→ **Problem details**: Please write out the lines of the data exactly, beginning with the first and ending with the line containing "from matplotlib.path import Path"; leave the pictures behind.

→ **Data**:
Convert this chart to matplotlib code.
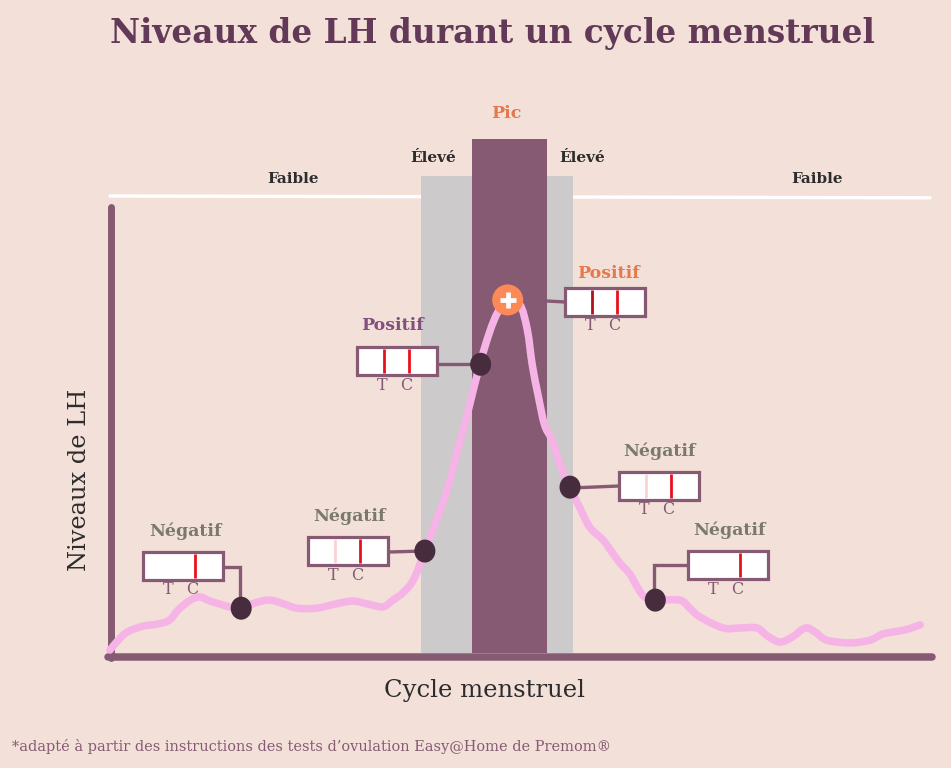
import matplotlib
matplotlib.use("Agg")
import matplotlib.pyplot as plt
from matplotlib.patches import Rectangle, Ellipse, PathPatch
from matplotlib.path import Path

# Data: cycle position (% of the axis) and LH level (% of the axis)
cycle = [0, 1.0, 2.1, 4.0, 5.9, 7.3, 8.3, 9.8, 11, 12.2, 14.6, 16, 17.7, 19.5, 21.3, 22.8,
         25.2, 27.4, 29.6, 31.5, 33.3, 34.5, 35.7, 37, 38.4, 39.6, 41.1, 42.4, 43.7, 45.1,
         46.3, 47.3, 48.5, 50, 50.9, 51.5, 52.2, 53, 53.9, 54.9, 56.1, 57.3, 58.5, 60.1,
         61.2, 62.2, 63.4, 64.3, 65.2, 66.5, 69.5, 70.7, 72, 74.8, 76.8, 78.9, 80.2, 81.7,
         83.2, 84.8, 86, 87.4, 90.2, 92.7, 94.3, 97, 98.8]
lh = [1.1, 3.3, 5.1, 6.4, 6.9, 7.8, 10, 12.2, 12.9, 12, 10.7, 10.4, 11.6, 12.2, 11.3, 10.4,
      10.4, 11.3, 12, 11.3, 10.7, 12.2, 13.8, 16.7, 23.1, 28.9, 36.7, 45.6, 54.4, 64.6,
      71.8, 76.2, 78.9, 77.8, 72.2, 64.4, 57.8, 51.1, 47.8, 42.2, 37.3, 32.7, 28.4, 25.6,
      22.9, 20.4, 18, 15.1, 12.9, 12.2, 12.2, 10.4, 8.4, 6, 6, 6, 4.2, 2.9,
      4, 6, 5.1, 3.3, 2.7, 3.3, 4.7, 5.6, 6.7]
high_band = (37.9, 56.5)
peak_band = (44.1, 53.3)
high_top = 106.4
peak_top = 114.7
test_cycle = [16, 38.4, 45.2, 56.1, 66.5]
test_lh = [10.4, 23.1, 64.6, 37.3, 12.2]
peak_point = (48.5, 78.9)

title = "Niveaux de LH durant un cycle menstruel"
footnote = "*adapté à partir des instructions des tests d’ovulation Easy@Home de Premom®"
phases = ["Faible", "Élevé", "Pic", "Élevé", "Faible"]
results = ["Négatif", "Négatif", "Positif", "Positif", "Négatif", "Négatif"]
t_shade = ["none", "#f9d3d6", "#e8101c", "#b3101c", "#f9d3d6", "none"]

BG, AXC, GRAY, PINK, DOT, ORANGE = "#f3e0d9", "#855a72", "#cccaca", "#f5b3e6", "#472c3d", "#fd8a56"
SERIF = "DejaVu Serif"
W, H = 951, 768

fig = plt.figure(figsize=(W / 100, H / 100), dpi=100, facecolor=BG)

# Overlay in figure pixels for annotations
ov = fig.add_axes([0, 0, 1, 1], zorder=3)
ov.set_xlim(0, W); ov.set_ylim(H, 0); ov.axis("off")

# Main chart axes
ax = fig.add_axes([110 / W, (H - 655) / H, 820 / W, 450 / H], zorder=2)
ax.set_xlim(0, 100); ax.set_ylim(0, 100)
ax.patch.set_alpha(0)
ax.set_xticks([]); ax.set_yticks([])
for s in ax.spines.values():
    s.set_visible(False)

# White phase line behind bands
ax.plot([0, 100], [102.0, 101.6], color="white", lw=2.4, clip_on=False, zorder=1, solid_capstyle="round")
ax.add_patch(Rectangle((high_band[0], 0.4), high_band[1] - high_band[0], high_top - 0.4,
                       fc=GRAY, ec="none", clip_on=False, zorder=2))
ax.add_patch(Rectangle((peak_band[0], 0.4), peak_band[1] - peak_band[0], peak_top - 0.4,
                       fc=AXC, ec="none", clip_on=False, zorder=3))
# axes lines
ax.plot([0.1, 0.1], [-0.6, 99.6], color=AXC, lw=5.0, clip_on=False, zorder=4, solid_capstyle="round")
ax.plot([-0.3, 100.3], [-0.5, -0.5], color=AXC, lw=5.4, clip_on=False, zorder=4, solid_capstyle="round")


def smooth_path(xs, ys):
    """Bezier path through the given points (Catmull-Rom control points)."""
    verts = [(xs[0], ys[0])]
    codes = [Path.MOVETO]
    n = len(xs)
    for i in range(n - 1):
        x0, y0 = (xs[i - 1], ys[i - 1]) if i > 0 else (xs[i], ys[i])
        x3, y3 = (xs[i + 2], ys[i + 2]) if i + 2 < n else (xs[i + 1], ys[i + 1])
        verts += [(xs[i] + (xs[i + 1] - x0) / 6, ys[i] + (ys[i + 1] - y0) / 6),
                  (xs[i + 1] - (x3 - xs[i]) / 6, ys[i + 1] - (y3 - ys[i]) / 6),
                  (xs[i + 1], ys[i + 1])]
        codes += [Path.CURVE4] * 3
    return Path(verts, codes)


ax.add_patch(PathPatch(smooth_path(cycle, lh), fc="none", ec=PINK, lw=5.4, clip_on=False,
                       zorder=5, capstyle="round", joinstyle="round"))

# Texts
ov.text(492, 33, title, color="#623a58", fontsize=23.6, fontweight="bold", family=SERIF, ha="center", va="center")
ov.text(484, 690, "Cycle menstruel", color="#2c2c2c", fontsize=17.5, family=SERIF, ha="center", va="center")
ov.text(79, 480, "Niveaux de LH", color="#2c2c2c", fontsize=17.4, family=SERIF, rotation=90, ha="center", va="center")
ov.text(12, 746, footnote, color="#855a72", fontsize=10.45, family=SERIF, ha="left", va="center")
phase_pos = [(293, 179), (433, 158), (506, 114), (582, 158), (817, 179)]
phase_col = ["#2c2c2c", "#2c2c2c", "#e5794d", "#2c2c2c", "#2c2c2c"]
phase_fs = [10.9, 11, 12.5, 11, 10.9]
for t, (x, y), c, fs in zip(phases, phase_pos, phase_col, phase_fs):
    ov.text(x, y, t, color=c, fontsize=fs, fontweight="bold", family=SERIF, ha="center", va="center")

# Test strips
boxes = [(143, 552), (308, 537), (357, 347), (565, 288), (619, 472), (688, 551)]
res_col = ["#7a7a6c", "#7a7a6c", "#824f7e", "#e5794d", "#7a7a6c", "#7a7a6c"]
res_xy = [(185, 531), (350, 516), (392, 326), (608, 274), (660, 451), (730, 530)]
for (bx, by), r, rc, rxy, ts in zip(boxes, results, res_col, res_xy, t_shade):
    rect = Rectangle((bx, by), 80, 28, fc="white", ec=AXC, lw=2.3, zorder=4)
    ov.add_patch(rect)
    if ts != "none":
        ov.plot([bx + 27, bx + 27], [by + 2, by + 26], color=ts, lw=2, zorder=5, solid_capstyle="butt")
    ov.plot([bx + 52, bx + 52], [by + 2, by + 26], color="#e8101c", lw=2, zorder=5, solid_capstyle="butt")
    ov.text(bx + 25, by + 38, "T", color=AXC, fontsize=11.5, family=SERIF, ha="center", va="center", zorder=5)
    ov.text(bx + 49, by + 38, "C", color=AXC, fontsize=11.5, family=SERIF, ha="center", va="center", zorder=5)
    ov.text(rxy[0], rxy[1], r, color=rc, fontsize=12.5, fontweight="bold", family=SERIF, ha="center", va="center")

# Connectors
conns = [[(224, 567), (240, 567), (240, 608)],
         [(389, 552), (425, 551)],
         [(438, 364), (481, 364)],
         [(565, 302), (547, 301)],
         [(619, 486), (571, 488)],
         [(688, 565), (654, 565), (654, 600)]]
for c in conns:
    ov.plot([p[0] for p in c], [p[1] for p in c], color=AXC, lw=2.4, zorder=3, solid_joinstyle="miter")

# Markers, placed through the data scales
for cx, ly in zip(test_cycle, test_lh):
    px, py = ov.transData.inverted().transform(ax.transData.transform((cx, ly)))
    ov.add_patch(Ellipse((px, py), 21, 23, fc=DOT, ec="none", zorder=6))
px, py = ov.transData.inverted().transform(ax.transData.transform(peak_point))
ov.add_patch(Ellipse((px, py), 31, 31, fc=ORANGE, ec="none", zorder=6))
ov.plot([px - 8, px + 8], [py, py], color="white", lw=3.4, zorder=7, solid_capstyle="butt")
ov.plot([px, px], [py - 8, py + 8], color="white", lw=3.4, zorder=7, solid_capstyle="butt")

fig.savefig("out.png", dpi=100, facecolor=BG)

→ **The reply**:
Convert this chart to matplotlib code.
import matplotlib
matplotlib.use("Agg")
import matplotlib.pyplot as plt
from matplotlib.patches import Rectangle, Ellipse, PathPatch
from matplotlib.path import Path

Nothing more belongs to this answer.